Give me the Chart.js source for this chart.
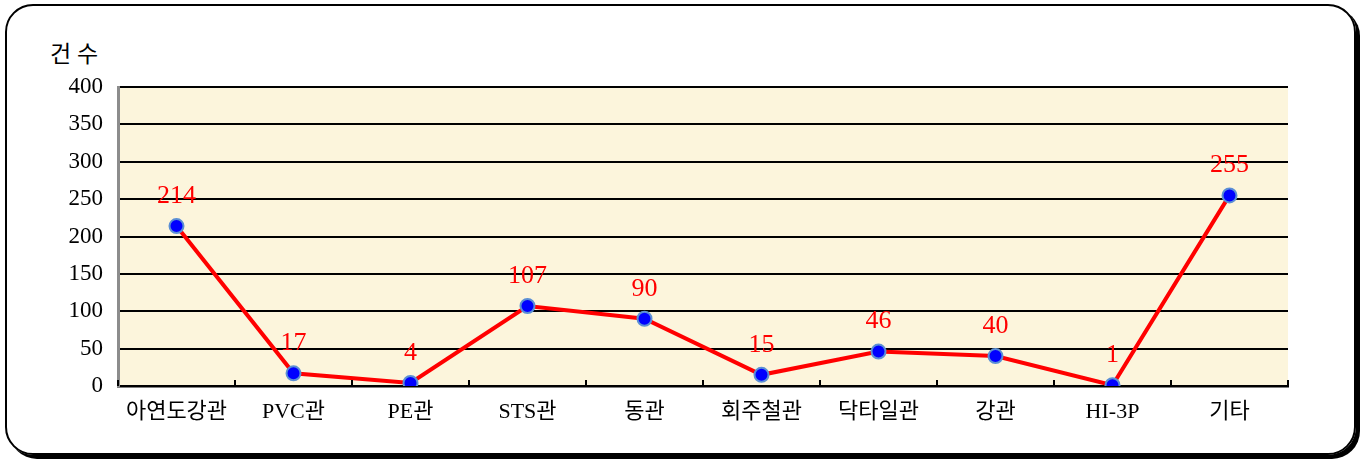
<!DOCTYPE html>
<html lang="ko">
<head>
<meta charset="utf-8">
<title>건수</title>
<script src="https://cdn.jsdelivr.net/npm/chart.js@4"></script>
<style>
  html, body { margin: 0; padding: 0; background: #fff; }
  body { width: 1366px; height: 461px; position: relative; overflow: hidden; }
  .frame { position: absolute; left: 5px; top: 4px; width: 1347px; height: 447px;
           border: 2px solid #000; border-radius: 28px; box-shadow: 4px 4px 0 #000; }
  .unit { position: absolute; left: 50px; top: 35px; font: 23px "Liberation Serif", "Noto Sans CJK KR"; color: #000; }
  #wrap { position: absolute; left: 0; top: 0; width: 1366px; height: 461px; }
</style>
</head>
<body>
<div class="frame"></div>
<div class="unit">건 수</div>
<div id="wrap"><canvas id="chart"></canvas></div>
<script>
var categories = ['아연도강관', 'PVC관', 'PE관', 'STS관', '동관', '회주철관', '닥타일관', '강관', 'HI-3P', '기타'];
var counts = [214, 17, 4, 107, 90, 15, 46, 40, 1, 255];
var yTicks = [0, 50, 100, 150, 200, 250, 300, 350, 400];

var serif = '"Liberation Serif", "Noto Sans CJK KR"';

// cream plot background, boundary ticks on the x axis, red value labels
var extras = {
  id: 'extras',
  beforeDraw: function(chart) {
    var a = chart.chartArea, c = chart.ctx;
    c.save();
    c.fillStyle = '#fcf5dc';
    c.fillRect(a.left, a.top, a.right - a.left, a.bottom - a.top);
    c.restore();
  },
  afterDatasetsDraw: function(chart) {
    var a = chart.chartArea, c = chart.ctx;
    var n = categories.length, w = (a.right - a.left) / n;
    c.save();
    c.strokeStyle = '#000';
    c.lineWidth = 2;
    for (var i = 0; i <= n; i++) {
      var x = Math.round(a.left + i * w);
      c.beginPath();
      c.moveTo(x, a.bottom - 6);
      c.lineTo(x, a.bottom);
      c.stroke();
    }
    c.fillStyle = '#ff0000';
    c.font = '26px ' + serif;
    c.textAlign = 'center';
    c.textBaseline = 'middle';
    chart.getDatasetMeta(0).data.forEach(function(p, i) {
      c.fillText(String(counts[i]), p.x, p.y - 30);
    });
    c.restore();
  }
};

new Chart(document.getElementById('chart'), {
  type: 'line',
  data: {
    labels: categories,
    datasets: [{
      data: counts,
      borderColor: '#ff0000',
      borderWidth: 4,
      tension: 0,
      pointRadius: 7,
      pointBackgroundColor: '#0000ff',
      pointBorderColor: '#5b8fd5',
      pointBorderWidth: 2
    }]
  },
  options: {
    responsive: true,
    maintainAspectRatio: false,
    animation: false,
    layout: { padding: { left: 0, top: 87, right: 78, bottom: 0 } },
    plugins: { legend: { display: false }, tooltip: { enabled: false } },
    scales: {
      x: {
        offset: true,
        afterFit: function(s) { s.height = 75; },
        grid: { display: false, drawTicks: false },
        border: { display: true, color: '#000', width: 2.5 },
        ticks: { color: '#000', padding: 13, maxRotation: 0, font: { family: serif, size: 22 } }
      },
      y: {
        min: 0,
        max: 400,
        afterFit: function(s) { s.width = 118; },
        afterBuildTicks: function(s) { s.ticks = yTicks.map(function(v) { return { value: v }; }); },
        grid: { color: '#000', lineWidth: 2, drawTicks: false },
        border: { display: true, color: '#8c8c8c', width: 3 },
        ticks: { color: '#000', padding: 15, font: { family: serif, size: 23 } }
      }
    }
  },
  plugins: [extras]
});
</script>
</body>
</html>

- [WHAT YOU ARE ASKED TO DO]:
Copy out all lines that carry the word "chart".

- [TASK RESULT]:
Give me the Chart.js source for this chart.
<script src="https://cdn.jsdelivr.net/npm/chart.js@4"></script>
<div id="wrap"><canvas id="chart"></canvas></div>
  beforeDraw: function(chart) {
    var a = chart.chartArea, c = chart.ctx;
  afterDatasetsDraw: function(chart) {
    var a = chart.chartArea, c = chart.ctx;
    chart.getDatasetMeta(0).data.forEach(function(p, i) {
new Chart(document.getElementById('chart'), {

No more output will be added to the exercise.